TASK:
Quote the listing in full, exactly as given, minus any pictures.

·····

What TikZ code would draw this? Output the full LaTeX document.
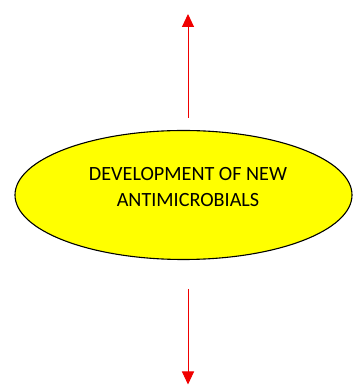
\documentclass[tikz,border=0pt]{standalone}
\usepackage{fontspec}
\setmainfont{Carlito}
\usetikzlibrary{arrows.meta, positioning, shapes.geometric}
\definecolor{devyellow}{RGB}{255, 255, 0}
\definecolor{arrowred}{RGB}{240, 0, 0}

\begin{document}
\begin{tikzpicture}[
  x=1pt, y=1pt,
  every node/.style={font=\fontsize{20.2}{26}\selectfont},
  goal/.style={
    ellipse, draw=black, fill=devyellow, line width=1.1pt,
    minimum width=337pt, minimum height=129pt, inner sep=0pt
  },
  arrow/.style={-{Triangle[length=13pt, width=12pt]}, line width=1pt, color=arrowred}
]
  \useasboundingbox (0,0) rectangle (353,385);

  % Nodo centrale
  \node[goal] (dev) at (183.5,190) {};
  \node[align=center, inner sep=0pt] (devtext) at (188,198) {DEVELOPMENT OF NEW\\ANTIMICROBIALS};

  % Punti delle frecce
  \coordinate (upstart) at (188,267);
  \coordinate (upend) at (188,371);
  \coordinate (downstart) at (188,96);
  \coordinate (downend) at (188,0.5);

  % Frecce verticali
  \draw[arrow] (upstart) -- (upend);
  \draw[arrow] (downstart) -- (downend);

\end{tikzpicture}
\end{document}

·····

FINAL RESULT:
What TikZ code would draw this? Output the full LaTeX document.
\documentclass[tikz,border=0pt]{standalone}
\usepackage{fontspec}
\setmainfont{Carlito}
\usetikzlibrary{arrows.meta, positioning, shapes.geometric}
\definecolor{devyellow}{RGB}{255, 255, 0}
\definecolor{arrowred}{RGB}{240, 0, 0}

\begin{document}
\begin{tikzpicture}[
  x=1pt, y=1pt,
  every node/.style={font=\fontsize{20.2}{26}\selectfont},
  goal/.style={
    ellipse, draw=black, fill=devyellow, line width=1.1pt,
    minimum width=337pt, minimum height=129pt, inner sep=0pt
  },
  arrow/.style={-{Triangle[length=13pt, width=12pt]}, line width=1pt, color=arrowred}
]
  \useasboundingbox (0,0) rectangle (353,385);

  % Nodo centrale
  \node[goal] (dev) at (183.5,190) {};
  \node[align=center, inner sep=0pt] (devtext) at (188,198) {DEVELOPMENT OF NEW\\ANTIMICROBIALS};

  % Punti delle frecce
  \coordinate (upstart) at (188,267);
  \coordinate (upend) at (188,371);
  \coordinate (downstart) at (188,96);
  \coordinate (downend) at (188,0.5);

  % Frecce verticali
  \draw[arrow] (upstart) -- (upend);
  \draw[arrow] (downstart) -- (downend);

\end{tikzpicture}
\end{document}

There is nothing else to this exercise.